--- begin Source records ---

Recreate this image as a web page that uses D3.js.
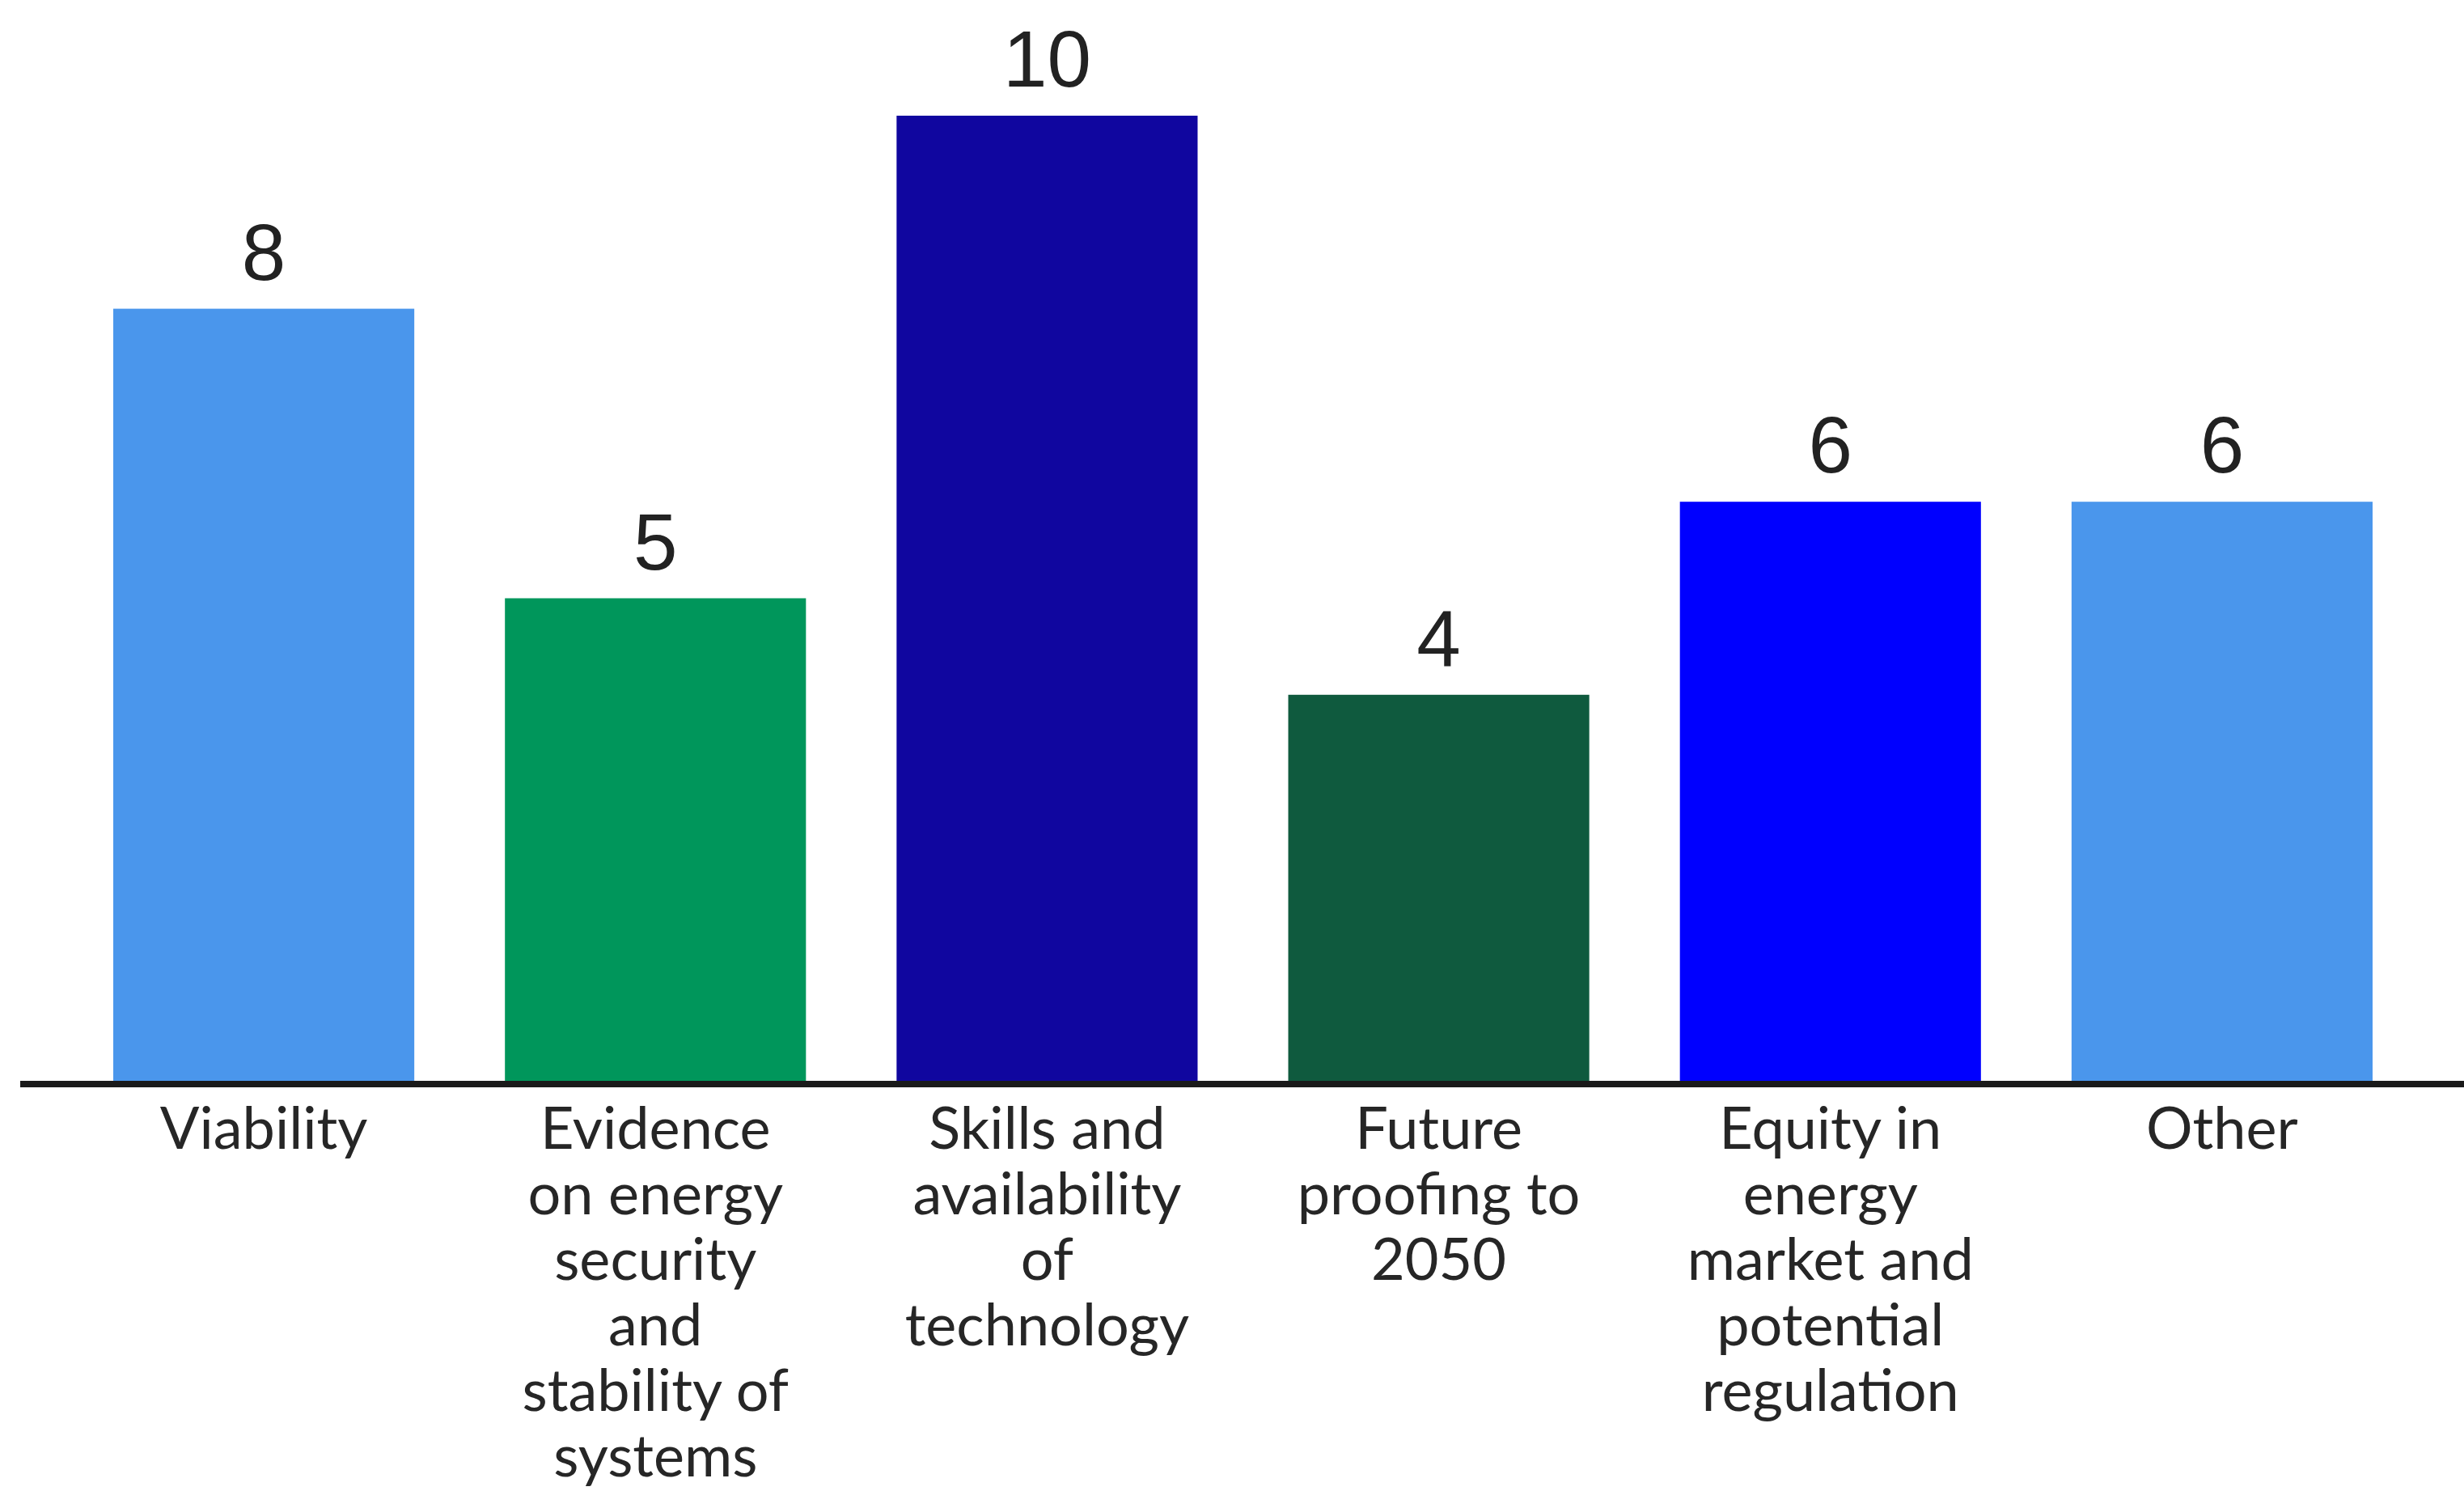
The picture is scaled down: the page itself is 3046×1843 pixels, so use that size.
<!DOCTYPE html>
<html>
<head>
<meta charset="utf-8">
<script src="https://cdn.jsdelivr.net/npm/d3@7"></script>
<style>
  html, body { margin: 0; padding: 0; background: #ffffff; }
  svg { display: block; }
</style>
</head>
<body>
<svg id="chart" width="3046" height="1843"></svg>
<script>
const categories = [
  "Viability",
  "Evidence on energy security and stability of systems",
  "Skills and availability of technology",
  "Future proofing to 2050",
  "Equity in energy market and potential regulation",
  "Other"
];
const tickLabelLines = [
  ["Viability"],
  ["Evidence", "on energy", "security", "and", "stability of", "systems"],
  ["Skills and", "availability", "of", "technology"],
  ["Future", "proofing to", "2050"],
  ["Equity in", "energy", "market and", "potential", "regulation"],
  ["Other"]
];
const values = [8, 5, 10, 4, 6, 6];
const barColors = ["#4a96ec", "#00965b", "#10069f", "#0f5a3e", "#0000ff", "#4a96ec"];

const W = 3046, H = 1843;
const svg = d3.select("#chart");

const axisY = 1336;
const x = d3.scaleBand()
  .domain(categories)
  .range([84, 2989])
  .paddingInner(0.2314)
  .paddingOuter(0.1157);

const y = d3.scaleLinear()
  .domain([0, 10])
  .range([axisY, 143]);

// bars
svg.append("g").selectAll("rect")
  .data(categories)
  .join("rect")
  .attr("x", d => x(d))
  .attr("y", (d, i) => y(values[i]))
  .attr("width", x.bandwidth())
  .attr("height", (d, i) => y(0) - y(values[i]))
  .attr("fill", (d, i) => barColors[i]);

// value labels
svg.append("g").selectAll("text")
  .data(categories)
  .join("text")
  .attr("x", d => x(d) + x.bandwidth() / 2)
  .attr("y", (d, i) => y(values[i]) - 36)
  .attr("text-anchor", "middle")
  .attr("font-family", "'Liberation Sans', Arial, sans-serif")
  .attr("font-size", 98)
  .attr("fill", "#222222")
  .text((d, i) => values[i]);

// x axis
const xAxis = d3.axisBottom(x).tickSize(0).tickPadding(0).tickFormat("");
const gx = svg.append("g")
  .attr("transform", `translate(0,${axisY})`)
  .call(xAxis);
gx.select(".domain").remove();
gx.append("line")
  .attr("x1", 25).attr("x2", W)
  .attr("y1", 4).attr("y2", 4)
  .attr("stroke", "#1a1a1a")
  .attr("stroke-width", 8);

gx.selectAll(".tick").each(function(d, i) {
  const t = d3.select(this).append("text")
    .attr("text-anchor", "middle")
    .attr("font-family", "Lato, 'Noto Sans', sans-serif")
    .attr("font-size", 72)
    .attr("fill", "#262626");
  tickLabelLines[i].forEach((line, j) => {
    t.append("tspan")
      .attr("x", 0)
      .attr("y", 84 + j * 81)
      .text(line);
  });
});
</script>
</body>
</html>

--- end Source records ---
--- begin Source records ---

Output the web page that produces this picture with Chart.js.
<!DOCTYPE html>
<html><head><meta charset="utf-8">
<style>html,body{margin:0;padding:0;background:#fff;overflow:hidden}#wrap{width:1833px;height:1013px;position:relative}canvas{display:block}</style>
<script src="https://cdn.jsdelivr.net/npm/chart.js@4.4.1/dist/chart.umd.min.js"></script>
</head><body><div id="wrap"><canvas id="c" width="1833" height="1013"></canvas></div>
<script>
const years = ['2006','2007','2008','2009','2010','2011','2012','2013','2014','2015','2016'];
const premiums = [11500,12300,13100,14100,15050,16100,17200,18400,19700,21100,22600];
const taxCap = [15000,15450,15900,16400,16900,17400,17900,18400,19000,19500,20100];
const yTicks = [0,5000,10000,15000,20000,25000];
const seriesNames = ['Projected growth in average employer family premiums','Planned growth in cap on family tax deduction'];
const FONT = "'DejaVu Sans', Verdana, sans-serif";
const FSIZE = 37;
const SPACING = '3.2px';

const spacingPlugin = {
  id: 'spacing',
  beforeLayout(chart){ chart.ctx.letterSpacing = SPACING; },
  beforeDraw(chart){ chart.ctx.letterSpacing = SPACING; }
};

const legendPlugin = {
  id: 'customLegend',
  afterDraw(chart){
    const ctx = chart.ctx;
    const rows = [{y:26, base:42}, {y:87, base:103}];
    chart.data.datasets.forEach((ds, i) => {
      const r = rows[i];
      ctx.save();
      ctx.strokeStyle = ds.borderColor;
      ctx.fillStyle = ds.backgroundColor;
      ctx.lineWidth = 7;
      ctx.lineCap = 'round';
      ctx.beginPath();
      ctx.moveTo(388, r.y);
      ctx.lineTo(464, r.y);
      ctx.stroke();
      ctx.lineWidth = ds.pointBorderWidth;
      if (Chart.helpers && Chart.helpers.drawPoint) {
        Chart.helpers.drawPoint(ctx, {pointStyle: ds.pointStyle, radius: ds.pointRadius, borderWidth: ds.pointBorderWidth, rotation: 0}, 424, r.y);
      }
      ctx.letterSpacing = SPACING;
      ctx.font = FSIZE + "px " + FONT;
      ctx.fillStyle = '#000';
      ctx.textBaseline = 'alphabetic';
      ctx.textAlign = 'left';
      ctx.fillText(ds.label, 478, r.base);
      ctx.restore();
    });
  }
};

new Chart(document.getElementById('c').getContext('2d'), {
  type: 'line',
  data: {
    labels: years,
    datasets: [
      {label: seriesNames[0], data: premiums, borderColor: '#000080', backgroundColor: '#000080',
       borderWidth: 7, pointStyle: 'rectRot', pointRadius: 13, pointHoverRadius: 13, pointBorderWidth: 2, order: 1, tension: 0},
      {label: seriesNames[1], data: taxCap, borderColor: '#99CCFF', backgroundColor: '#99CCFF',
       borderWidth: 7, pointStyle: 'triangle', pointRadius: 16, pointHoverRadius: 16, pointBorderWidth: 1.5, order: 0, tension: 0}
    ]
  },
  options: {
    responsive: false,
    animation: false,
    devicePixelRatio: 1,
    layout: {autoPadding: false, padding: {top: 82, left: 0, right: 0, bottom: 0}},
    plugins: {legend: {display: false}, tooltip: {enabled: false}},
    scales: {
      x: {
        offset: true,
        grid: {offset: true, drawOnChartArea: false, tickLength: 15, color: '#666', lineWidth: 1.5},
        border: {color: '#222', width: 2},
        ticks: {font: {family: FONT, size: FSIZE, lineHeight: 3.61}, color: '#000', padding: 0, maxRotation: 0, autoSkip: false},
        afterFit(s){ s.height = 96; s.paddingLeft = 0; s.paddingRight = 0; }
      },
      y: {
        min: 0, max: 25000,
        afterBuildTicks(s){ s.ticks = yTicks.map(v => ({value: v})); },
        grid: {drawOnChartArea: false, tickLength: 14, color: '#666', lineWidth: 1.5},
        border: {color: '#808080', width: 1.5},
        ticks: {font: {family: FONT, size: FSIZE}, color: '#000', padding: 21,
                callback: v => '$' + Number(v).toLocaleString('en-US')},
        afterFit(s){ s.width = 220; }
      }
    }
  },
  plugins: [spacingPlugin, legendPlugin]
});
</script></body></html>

--- end Source records ---

Work instructions: Lines from the records above that hold "this" are the ones to list.

Solution:
Recreate this image as a web page that uses D3.js.
  const t = d3.select(this).append("text")
Output the web page that produces this picture with Chart.js.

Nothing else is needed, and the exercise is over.